• Given exercise:
Return verbatim everything from the first line through the line that contains "driftsutgifter fordelt per", and stop there.

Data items
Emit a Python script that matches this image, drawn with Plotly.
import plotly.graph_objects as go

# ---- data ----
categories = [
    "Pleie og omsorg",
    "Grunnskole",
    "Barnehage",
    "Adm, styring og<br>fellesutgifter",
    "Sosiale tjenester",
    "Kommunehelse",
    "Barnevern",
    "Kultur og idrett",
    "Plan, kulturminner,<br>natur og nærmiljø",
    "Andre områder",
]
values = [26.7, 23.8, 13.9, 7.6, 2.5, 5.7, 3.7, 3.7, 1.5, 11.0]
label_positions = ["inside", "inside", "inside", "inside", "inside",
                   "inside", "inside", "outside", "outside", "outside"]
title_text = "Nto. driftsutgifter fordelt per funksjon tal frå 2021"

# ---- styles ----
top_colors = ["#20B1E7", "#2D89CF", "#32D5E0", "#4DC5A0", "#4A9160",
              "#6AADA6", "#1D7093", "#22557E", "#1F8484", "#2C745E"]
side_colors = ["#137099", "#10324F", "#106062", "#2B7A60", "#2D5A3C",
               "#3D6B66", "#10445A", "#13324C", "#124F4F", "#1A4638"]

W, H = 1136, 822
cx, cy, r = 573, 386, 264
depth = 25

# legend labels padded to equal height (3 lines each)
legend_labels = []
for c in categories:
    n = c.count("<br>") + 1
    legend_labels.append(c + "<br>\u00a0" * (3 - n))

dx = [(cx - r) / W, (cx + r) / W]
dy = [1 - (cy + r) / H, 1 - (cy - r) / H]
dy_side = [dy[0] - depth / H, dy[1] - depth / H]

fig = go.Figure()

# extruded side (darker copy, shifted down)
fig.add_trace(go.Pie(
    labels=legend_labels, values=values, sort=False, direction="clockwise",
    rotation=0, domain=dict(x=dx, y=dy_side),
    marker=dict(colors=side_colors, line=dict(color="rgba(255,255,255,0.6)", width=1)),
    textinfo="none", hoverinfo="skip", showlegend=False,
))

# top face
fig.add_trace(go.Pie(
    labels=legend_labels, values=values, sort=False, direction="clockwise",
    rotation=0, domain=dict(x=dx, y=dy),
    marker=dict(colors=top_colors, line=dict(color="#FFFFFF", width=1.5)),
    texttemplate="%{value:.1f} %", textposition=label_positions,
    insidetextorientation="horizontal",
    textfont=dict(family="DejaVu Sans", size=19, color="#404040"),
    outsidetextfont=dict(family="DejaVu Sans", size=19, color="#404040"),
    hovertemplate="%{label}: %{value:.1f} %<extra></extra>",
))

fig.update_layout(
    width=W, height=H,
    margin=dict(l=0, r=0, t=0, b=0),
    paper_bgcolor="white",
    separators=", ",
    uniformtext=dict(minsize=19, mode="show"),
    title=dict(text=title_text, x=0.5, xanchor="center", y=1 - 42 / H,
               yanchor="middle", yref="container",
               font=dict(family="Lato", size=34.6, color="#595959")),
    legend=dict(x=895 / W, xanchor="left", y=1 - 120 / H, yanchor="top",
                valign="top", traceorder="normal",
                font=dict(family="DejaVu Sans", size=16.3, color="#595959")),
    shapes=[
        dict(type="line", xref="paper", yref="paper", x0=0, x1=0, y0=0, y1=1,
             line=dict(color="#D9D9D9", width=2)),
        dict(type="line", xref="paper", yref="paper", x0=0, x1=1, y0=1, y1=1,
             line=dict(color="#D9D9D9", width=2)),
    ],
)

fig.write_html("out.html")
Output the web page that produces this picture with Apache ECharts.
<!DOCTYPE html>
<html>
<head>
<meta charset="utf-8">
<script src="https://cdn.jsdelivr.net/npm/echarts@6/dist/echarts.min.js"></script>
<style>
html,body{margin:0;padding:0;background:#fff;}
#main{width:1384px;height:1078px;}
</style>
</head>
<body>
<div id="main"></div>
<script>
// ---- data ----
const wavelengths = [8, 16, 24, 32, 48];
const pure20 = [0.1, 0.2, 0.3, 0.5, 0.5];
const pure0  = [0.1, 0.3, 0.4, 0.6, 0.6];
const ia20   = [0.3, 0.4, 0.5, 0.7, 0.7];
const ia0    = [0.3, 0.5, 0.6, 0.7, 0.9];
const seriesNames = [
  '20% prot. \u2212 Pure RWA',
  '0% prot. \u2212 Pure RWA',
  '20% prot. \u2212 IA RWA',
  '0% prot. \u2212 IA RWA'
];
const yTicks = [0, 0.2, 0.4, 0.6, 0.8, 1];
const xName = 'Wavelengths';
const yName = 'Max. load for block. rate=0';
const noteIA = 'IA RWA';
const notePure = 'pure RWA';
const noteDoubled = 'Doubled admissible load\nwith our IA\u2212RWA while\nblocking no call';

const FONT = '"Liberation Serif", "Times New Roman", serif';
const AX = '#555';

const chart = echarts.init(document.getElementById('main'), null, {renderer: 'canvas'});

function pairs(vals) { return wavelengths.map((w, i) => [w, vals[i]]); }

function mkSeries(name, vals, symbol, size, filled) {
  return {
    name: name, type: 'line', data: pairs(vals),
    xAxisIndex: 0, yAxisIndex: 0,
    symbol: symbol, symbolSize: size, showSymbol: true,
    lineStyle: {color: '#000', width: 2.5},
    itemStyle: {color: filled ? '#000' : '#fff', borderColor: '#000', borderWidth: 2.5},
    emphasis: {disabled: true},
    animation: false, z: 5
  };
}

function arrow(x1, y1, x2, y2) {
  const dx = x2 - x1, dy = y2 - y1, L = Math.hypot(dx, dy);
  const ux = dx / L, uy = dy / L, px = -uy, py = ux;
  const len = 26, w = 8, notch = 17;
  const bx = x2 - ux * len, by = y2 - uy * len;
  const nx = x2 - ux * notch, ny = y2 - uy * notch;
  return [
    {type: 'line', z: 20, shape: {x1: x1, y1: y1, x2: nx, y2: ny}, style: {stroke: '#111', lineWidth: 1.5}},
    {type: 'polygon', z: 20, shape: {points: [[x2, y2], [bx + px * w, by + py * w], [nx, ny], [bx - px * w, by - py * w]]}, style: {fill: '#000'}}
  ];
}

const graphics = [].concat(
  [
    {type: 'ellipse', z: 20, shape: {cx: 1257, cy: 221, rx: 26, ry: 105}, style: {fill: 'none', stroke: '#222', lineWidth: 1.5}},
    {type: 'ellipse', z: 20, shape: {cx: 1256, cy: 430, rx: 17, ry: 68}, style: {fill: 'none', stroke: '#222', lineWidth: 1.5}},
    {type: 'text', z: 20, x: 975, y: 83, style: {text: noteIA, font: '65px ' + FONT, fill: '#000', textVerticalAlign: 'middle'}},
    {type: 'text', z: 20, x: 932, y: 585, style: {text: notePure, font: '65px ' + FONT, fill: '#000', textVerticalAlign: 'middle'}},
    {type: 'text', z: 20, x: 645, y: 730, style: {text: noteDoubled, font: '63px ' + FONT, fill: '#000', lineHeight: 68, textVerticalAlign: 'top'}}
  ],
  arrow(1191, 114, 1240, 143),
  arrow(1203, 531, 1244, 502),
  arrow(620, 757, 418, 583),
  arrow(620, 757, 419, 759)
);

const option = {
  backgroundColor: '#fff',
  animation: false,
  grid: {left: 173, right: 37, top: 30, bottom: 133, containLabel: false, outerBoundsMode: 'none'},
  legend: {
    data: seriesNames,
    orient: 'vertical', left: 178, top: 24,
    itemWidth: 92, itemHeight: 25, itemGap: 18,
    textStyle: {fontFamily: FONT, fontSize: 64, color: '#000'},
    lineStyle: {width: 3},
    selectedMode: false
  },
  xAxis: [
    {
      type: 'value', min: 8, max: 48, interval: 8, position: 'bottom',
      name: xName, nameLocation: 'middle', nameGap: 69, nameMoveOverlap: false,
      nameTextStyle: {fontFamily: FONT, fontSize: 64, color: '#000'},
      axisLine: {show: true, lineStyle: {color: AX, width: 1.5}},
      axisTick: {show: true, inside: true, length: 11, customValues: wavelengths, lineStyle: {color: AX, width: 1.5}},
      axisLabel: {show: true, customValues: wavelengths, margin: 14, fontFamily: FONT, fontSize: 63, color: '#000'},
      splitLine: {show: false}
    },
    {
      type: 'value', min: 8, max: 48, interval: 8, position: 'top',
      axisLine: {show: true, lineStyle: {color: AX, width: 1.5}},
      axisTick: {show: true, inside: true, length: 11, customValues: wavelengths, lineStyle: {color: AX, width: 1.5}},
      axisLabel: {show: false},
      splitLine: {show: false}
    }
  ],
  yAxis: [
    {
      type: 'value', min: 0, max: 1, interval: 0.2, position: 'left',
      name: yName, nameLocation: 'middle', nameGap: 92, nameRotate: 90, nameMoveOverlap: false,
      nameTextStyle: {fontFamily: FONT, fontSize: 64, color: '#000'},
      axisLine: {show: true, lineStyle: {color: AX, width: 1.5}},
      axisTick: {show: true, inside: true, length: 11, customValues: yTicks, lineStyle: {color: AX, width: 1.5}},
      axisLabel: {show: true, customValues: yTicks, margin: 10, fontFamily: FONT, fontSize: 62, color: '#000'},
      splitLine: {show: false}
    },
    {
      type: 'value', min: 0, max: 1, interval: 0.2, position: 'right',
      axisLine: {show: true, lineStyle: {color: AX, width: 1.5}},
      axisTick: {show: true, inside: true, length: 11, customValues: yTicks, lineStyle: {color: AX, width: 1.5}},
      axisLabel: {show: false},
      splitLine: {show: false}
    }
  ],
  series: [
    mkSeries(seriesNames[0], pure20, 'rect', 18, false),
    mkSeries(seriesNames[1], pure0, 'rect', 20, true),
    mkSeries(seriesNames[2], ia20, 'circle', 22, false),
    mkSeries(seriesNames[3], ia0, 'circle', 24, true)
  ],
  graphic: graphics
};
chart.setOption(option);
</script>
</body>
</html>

• Output for this exercise:
Emit a Python script that matches this image, drawn with Plotly.
import plotly.graph_objects as go

# ---- data ----
categories = [
    "Pleie og omsorg",
    "Grunnskole",
    "Barnehage",
    "Adm, styring og<br>fellesutgifter",
    "Sosiale tjenester",
    "Kommunehelse",
    "Barnevern",
    "Kultur og idrett",
    "Plan, kulturminner,<br>natur og nærmiljø",
    "Andre områder",
]
values = [26.7, 23.8, 13.9, 7.6, 2.5, 5.7, 3.7, 3.7, 1.5, 11.0]
label_positions = ["inside", "inside", "inside", "inside", "inside",
                   "inside", "inside", "outside", "outside", "outside"]
title_text = "Nto. driftsutgifter fordelt per funksjon tal frå 2021"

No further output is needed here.